昨年の覇者であるソフトバンクをはじめ、近年の優勝チームは試合終盤を任される投手が安定している。現時点の西武はこの部分が盤石とは言えず、苦しくなりそうだ。

中日から金銭トレードで小川龍也を補強

不安が大きいブルペン陣をそのまま放置しているわけではない。オールスターゲーム明けにシーズンを制するための補強として、中日から小川龍也を金銭トレードで獲得した。

開幕後の補強としてはデュアンテ・ヒースに次ぐ2件目である。5月半ばにBC・富山GRNサンダーバーズから加入したヒースは、中継ぎとしてここまで15試合に登板。0勝0敗5ホールド、防御率3.29とブルペンの支えになった。2014年・2015年には広島でプレーしており、その経験も大いに役立っているはずだ。

今回獲得した小川もヒース同様に中継ぎで起用される見通しだ。ここまで今シーズンの登板はないが、2016年には44試合で1勝1敗9ホールド、防御率2.27の成績を残しており、貴重な中継ぎ左腕としてフル回転に期待がかかる。

この小川の補強で中継ぎの強化はされたが、6連戦の続く夏場に向けてひとりでも多く戦力は欲しいところだ。
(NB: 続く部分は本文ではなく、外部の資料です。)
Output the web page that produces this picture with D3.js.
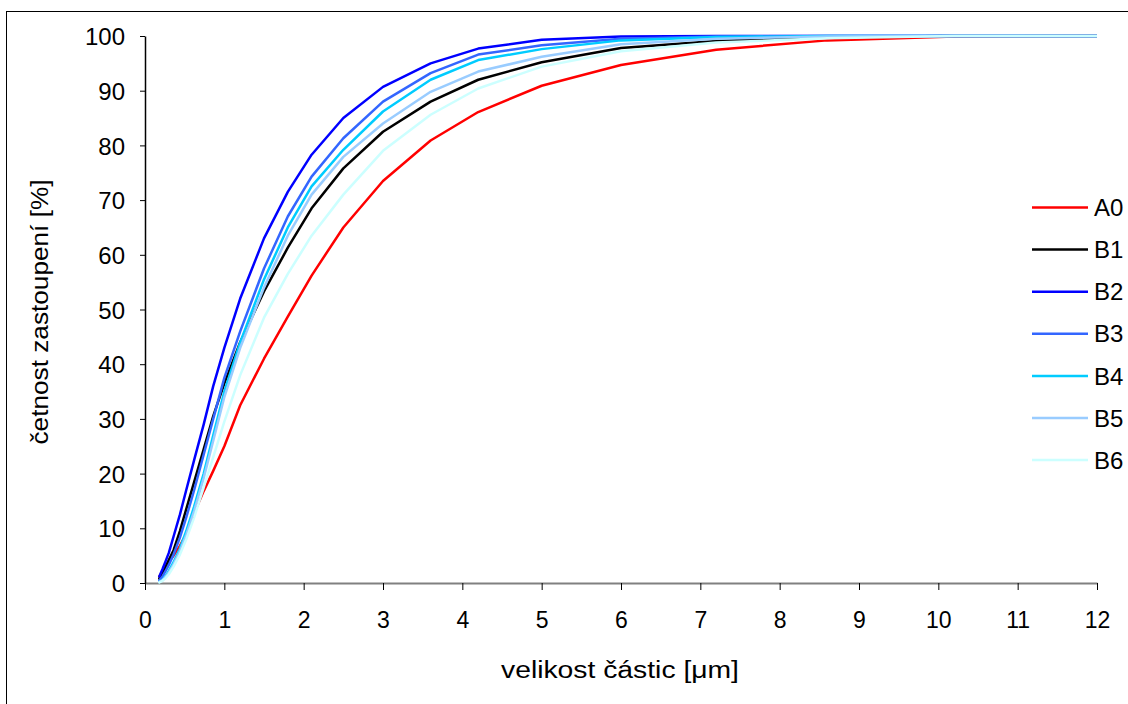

残りあとわずかとなった移籍期間で新たな補強はあるのだろうか。

一方で一軍の投手陣が不調ということは、二軍でプレーしている選手にとっては大チャンスでもある。

一軍では結果を残せていないものの、二軍では29試合で防御率1.48の中塚駿太や、7月20日に初めて一軍登録された昨年のドラフト1位である齊藤大将といった若手に期待したいところ。その他にも人的補償として今シーズンから西武に加わった高木勇人もいる。ここで結果を残すことができれば、一軍定着も夢ではないだろう。

はたして、西武は2008年以来10年ぶりのリーグ優勝、そして日本一に輝くことができるのだろうか。中継ぎ投手陣の踏ん張りが鍵となりそうだ。